While he’s not in the film for very long, Ulysses Klaue did play a huge role in not only the plot of the film but also the history of Wakanda. Introduced way back during Avengers: Age of Ultron, Klaue has a brand on his neck in Wakandan that spells out “Thief”. He stole a bunch of vibranium from the country with the help of Black Panther’s Uncle, which started a series of events that lead to the conclusion of the Black Panther film. Because of that (and the death of T’Challa’s uncle at the hands of his father, T’Chaka), Klaue was essentially public enemy number one in Wakanda. When T’Challa finally captures Klaue and is about to kill him, he realizes that the eyes of the world are on him (and thus Wakanda) and decides to not kill Klaue, despite Klaue’s taunts. He does, however, tell Klaue that everything breath he takes [from that point forward], is mercy from him. Black Panther comic fans may recognize that super bad ass line as it was what T’Challa uttered to his other mortal enemy, Namor, from the comic book New Avengers (#22).

2. Everett Ross is the Connection

Before the first Avengers film in 2012, there was one person that connected all the “origin” films like Thor, the first two Iron Man films and even Captain America in Agent Coulson. Coulson “died” during that first Avengers film and his death was the impetus needed for the members of the Avengers to stop fighting and start focusing on the problem at hand. Because Coulson was brought back to life for the television show Agents of SHIELD, he’s not really available to bind the new Avengers characters films together. Enter Everett Ross, who first popped up as a CIA agent in Captain America: Civil War and had a huge role to play in Black Panther. There’s a line that seemed like a throw-away during his recovery at the hand’s of Shuri, that he was formerly a pilot in the Air Force. Considering his age, he would’ve been flying during the late 90’s, which is the era that 2019’s Captain Marvel will be set. That means that he could be the connective tissue between the new Avengers in Black Panther, Captain Marvel and even people like Winter Soldier, Tony Stark and Steve Rogers. Hopefully he’ll also have some time to stop by the members of Agents of SHIELD, even though they’re stuck in space… In the future.
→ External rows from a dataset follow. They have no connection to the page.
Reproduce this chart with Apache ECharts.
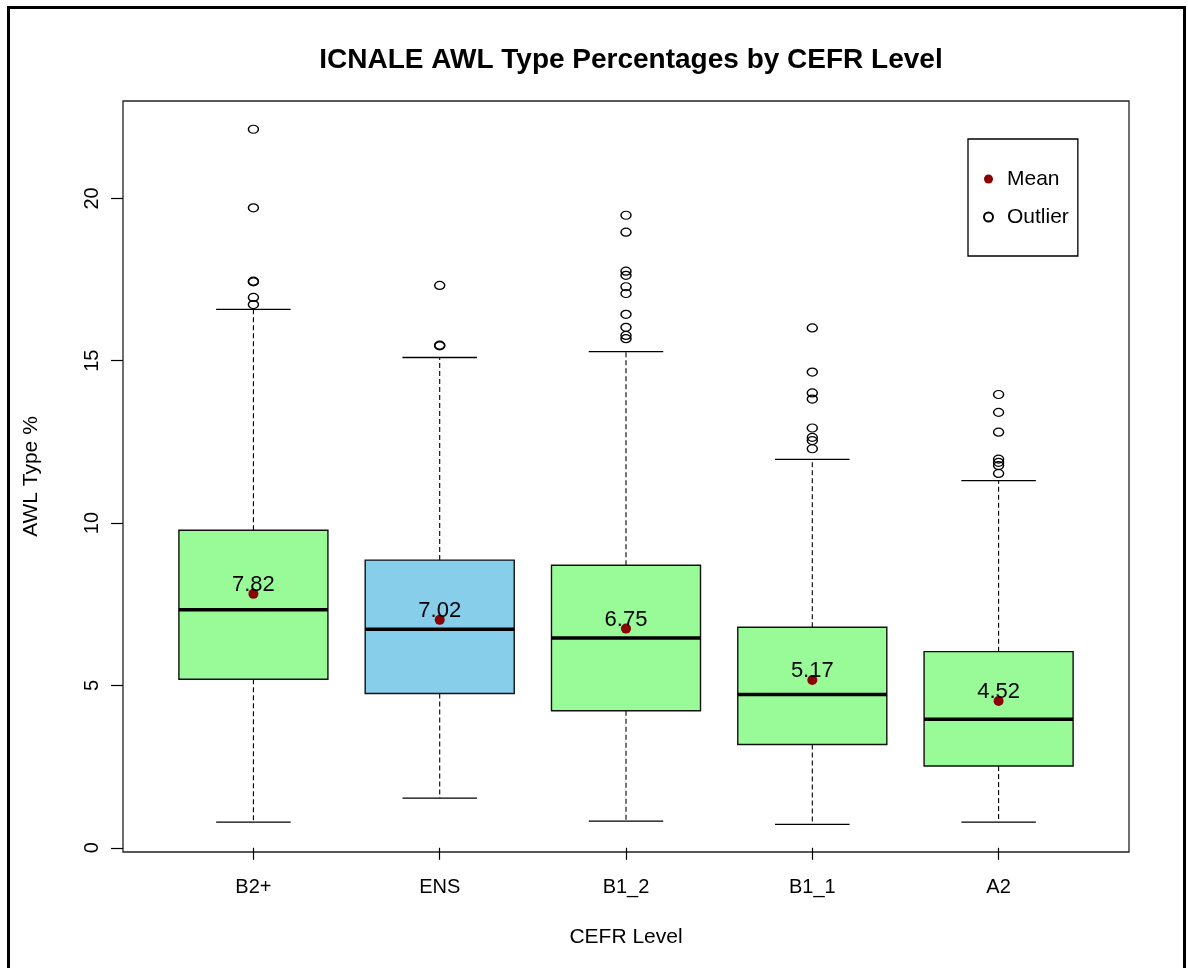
<!DOCTYPE html>
<html>
<head>
<meta charset="utf-8">
<script src="https://cdn.jsdelivr.net/npm/echarts@6/dist/echarts.min.js"></script>
<style>
  html, body { margin: 0; padding: 0; background: #fff; }
  #chart { width: 1188px; height: 968px; }
</style>
</head>
<body>
<div id="chart"></div>
<script>
// ---- data ----
var categories = ['B2+', 'ENS', 'B1_2', 'B1_1', 'A2'];
var whiskerLow  = [0.79, 1.53, 0.82, 0.72, 0.79];
var q1          = [5.19, 4.75, 4.22, 3.18, 2.52];
var medians     = [7.33, 6.73, 6.46, 4.72, 3.96];
var q3          = [9.78, 8.86, 8.70, 6.79, 6.04];
var whiskerHigh = [16.58, 15.10, 15.28, 11.96, 11.31];
var means       = [7.82, 7.02, 6.75, 5.17, 4.52];
var outliersB2p = [22.13, 19.71, 17.45, 17.43, 16.95, 16.73];
var outliersENS = [17.32, 15.48, 15.46];
var outliersB12 = [19.48, 18.96, 17.76, 17.63, 17.28, 17.07, 16.43, 16.03, 15.78, 15.68];
var outliersB11 = [16.01, 14.65, 14.01, 13.82, 12.93, 12.64, 12.54, 12.29];
var outliersA2  = [13.96, 13.41, 12.80, 11.97, 11.87, 11.77, 11.53];
var yTicks = [0, 5, 10, 15, 20];

// ---- styles ----
var boxFill = { 'ENS': '#87CEEB' };
var defaultFill = '#98FB98';
var FONT = '"Liberation Sans", Arial, Helvetica, sans-serif';

var outlierLists = [outliersB2p, outliersENS, outliersB12, outliersB11, outliersA2];
var boxData = categories.map(function (c, i) {
  return [i + 1, whiskerLow[i], q1[i], medians[i], q3[i], whiskerHigh[i]];
});
var meanData = means.map(function (m, i) { return [i + 1, m]; });
var outlierData = [];
outlierLists.forEach(function (arr, i) {
  arr.forEach(function (v) { outlierData.push([i + 1, v]); });
});

var BOX_HALF = 0.4, CAP_HALF = 0.2;

function renderBox(params, api) {
  var x = api.value(0);
  var lo = api.value(1), a = api.value(2), md = api.value(3), b = api.value(4), hi = api.value(5);
  var fill = boxFill[categories[params.dataIndex]] || defaultFill;
  var pLo = api.coord([x, lo]), pA = api.coord([x, a]), pMd = api.coord([x, md]);
  var pB = api.coord([x, b]), pHi = api.coord([x, hi]);
  var xl = api.coord([x - BOX_HALF, 0])[0], xr = api.coord([x + BOX_HALF, 0])[0];
  var cl = api.coord([x - CAP_HALF, 0])[0], cr = api.coord([x + CAP_HALF, 0])[0];
  var cx = pMd[0];
  var dash = { stroke: '#000', lineWidth: 1.1, lineDash: [5, 3] };
  var solid = { stroke: '#000', lineWidth: 1.3 };
  return {
    type: 'group',
    children: [
      { type: 'line', shape: { x1: cx, y1: pB[1], x2: cx, y2: pHi[1] }, style: dash },
      { type: 'line', shape: { x1: cx, y1: pA[1], x2: cx, y2: pLo[1] }, style: dash },
      { type: 'line', shape: { x1: cl, y1: pHi[1], x2: cr, y2: pHi[1] }, style: solid },
      { type: 'line', shape: { x1: cl, y1: pLo[1], x2: cr, y2: pLo[1] }, style: solid },
      { type: 'rect', shape: { x: xl, y: pB[1], width: xr - xl, height: pA[1] - pB[1] },
        style: { fill: fill, stroke: '#111', lineWidth: 1.4 } },
      { type: 'line', shape: { x1: xl, y1: pMd[1], x2: xr, y2: pMd[1] },
        style: { stroke: '#000', lineWidth: 3.5 } }
    ]
  };
}

var chart = echarts.init(document.getElementById('chart'), null, { renderer: 'canvas' });
chart.setOption({
  animation: false,
  backgroundColor: '#fff',
  textStyle: { fontFamily: FONT },
  title: {
    text: 'ICNALE AWL Type Percentages by CEFR Level',
    left: 626, top: 41, textAlign: 'center',
    textStyle: { fontSize: 28, fontWeight: 'bold', color: '#000', fontFamily: FONT }
  },
  graphic: [{
    type: 'rect', left: 6, top: 5, silent: true,
    shape: { width: 1176, height: 990 },
    style: { fill: 'none', stroke: '#000', lineWidth: 3 }
  }],
  grid: {
    left: 123, right: 59, top: 101, bottom: 116,
    show: true, borderColor: '#222', borderWidth: 1.3, backgroundColor: 'transparent'
  },
  legend: {
    data: ['Mean', 'Outlier'],
    orient: 'vertical', left: 968, top: 139,
    padding: [29, 9, 28, 15],
    itemWidth: 9, itemHeight: 9, itemGap: 16,
    borderColor: '#000', borderWidth: 1.3,
    textStyle: { fontSize: 21, color: '#000', fontFamily: FONT, lineHeight: 22, padding: [0, 0, 0, 9] }
  },
  xAxis: {
    type: 'value', min: 0.3, max: 5.7,
    name: 'CEFR Level', nameLocation: 'middle', nameGap: 75,
    nameTextStyle: { fontSize: 21, color: '#000', fontFamily: FONT },
    axisLine: { show: false },
    splitLine: { show: false },
    axisTick: { show: true, length: 12, customValues: [1, 2, 3, 4, 5], lineStyle: { color: '#000', width: 1.2 } },
    axisLabel: {
      customValues: [1, 2, 3, 4, 5], margin: 25, fontSize: 20, color: '#000', fontFamily: FONT,
      formatter: function (v) { return categories[Math.round(v) - 1] || ''; }
    }
  },
  yAxis: {
    type: 'value', min: -0.13, max: 23.0,
    name: 'AWL Type %', nameLocation: 'middle', nameGap: 81, nameRotate: 90,
    nameTextStyle: { fontSize: 21, color: '#000', fontFamily: FONT },
    axisLine: { show: false },
    splitLine: { show: false },
    axisTick: { show: true, length: 12, customValues: yTicks, lineStyle: { color: '#000', width: 1.2 } },
    axisLabel: {
      customValues: yTicks, rotate: 90, margin: 21, fontSize: 20, color: '#000', fontFamily: FONT
    }
  },
  series: [
    {
      name: 'Box', type: 'custom', renderItem: renderBox, data: boxData,
      encode: { x: 0, y: [1, 2, 3, 4, 5] }, z: 2
    },
    {
      name: 'Outlier', type: 'scatter', data: outlierData,
      symbol: 'circle', symbolSize: [10, 8],
      itemStyle: { color: 'rgba(0,0,0,0)', borderColor: '#000', borderWidth: 1.3, opacity: 1 },
      z: 3
    },
    {
      name: 'Mean', type: 'scatter', data: meanData,
      symbol: 'circle', symbolSize: 10,
      itemStyle: { color: '#8B0000', opacity: 1 },
      label: {
        show: true, position: 'top', distance: -7,
        formatter: function (p) { return p.value[1].toFixed(2); },
        fontSize: 22, color: '#000', fontFamily: FONT
      },
      z: 4
    }
  ]
});
</script>
</body>
</html>
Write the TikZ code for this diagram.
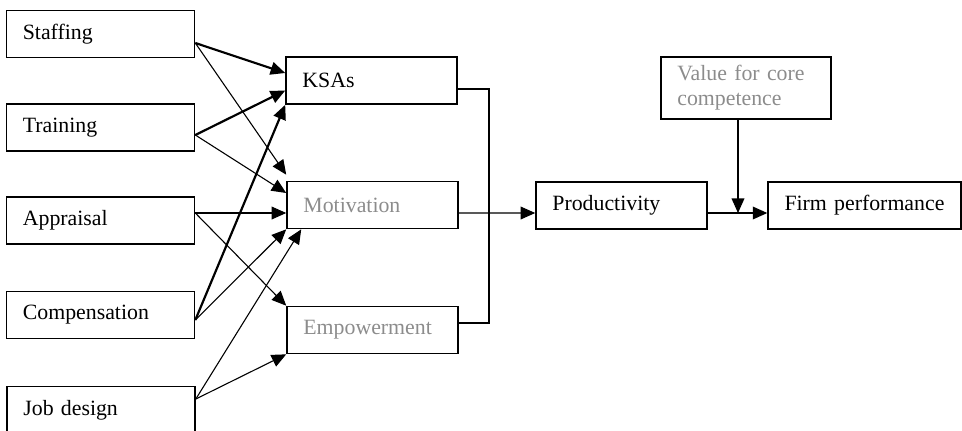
\documentclass[tikz,border=0pt]{standalone}
\usepackage{fontspec}
\setmainfont{Liberation Serif}
\usetikzlibrary{arrows.meta,calc}

\definecolor{faded}{gray}{0.55}

\tikzset{
  box/.style={draw, line width=0.9pt, minimum height=25.85pt, inner xsep=9pt, align=left,
    font=\fontsize{12}{13.8}\selectfont},
  hrm/.style={box, text width=85.4pt},
  mid/.style={box, text width=76pt},
  link/.style={line width=0.6pt, -{Triangle[length=8pt,width=7pt]}},
  strong/.style={link, line width=1.2pt},
}

\begin{document}
\begin{tikzpicture}[x=0.55pt, y=-0.55pt]
		\useasboundingbox (0,0) rectangle (962,430);
		\node[hrm] (staff) at (100.5,34) {Staffing};
		\node[hrm] (train) at (100.5,127.5) {Training};
		\node[hrm] (apprais) at (100.5,220.5) {Appraisal};
		\node[hrm] (comp) at (100.5,315) {Compensation};
		\node[hrm] (jobd) at (101,410) {Job design};
		\node[mid] (ksa) at (371.5,80.5) {KSAs};
		\node[mid, text=faded] (motiv) at (372.5,205) {Motivation};
		\node[mid, text=faded] (empow) at (372.5,330) {Empowerment};
		\node[mid] (prod) at (621.5,205.5) {Productivity};
		\node[box, text width=88pt] (firm) at (864.5,205.5) {Firm performance};
		\node[box, text width=75.5pt, minimum height=34.1pt, text=faded] (value) at (746,88) {Value for core\\competence};
		\coordinate (join) at (489,213);
		\coordinate (meet) at (738,213);
		\draw[strong] ($(staff.east)+(0,9)$) -- ($(ksa.west)+(0,-7.5)$);
		\draw[link] ($(staff.east)+(0,9)$) -- ($(motiv.north west)+(0,-6)$);
		\draw[strong] ($(train.east)+(0,7.5)$) -- ($(ksa.west)+(0,10)$);
		\draw[link] ($(train.east)+(0,7.5)$) -- ($(motiv.west)+(0,-12)$);
		\draw[link] ($(apprais.east)+(0,-7.5)$) -- ($(motiv.west)+(0,8)$);
		\draw[link] ($(apprais.east)+(0,-7.5)$) -- (empow.north west);
		\draw[strong] ($(comp.east)+(0,5)$) -- (ksa.south west);
		\draw[link] ($(comp.east)+(0,5)$) -- (motiv.south west);
		\draw[link] ($(jobd.east)+(0,-11)$) -- ($(motiv.south west)+(15,0)$);
		\draw[link] ($(jobd.east)+(0,-11)$) -- (empow.south west);
		\draw[line width=0.6pt] ($(ksa.east)+(0,8.5)$) -| (join) |- ($(empow.east)+(0,-7)$);
		\draw[link] ($(motiv.east)+(0,8)$) -- ($(prod.west)+(0,7.5)$);
		\draw[link] ($(prod.east)+(0,7.5)$) -- ($(firm.west)+(0,7.5)$);
		\draw[link] (value.south -| meet) -- (meet);
\end{tikzpicture}
\end{document}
1. A Doctor Strange Reference?

Those who have seen Doctor Strange will remember that the Earth is protected by Sanctum Sanctorums in three different cities (that happen to be the strongholds of mystical energy on the planet), those three cities were New York, London and Hong Kong, with the end of the Doctor Strange movie placing Steven Strange as the leader of the New York Sanctum. The “Back-to-Back” Avengers films of this and next summer are being branded as the end of everything that we’ve known thus far and appear to be promoting the new Avengers characters as the replacements for the original Avengers (and the actors that portray them, whose contracts are all coincidentally ending after next year’s Avengers 4). Beyond Dr. Strange, clearly Black Panther will have a major role in the future of the MCU, in Phase 4 and beyond and that fact isn’t lost on the people creating these films (obviously). During the climax of the film, Killmonger is speaking to the people that he has stationed around the world who are supposed to use the new vibranium weapons to overtake the world and institute justice (as Killmonger sees it). Three cities seem more apt to actually go through with that plan than others and they happen to be the “War Dogs” in New York, London and … You guessed it, Hong Kong. While that could just be a coincidence (or a terrible idea, considering who is located in those locales who could fight back), but most likely it’s a wink and a nod from Ryan Coogler, who knocked this film out of the park!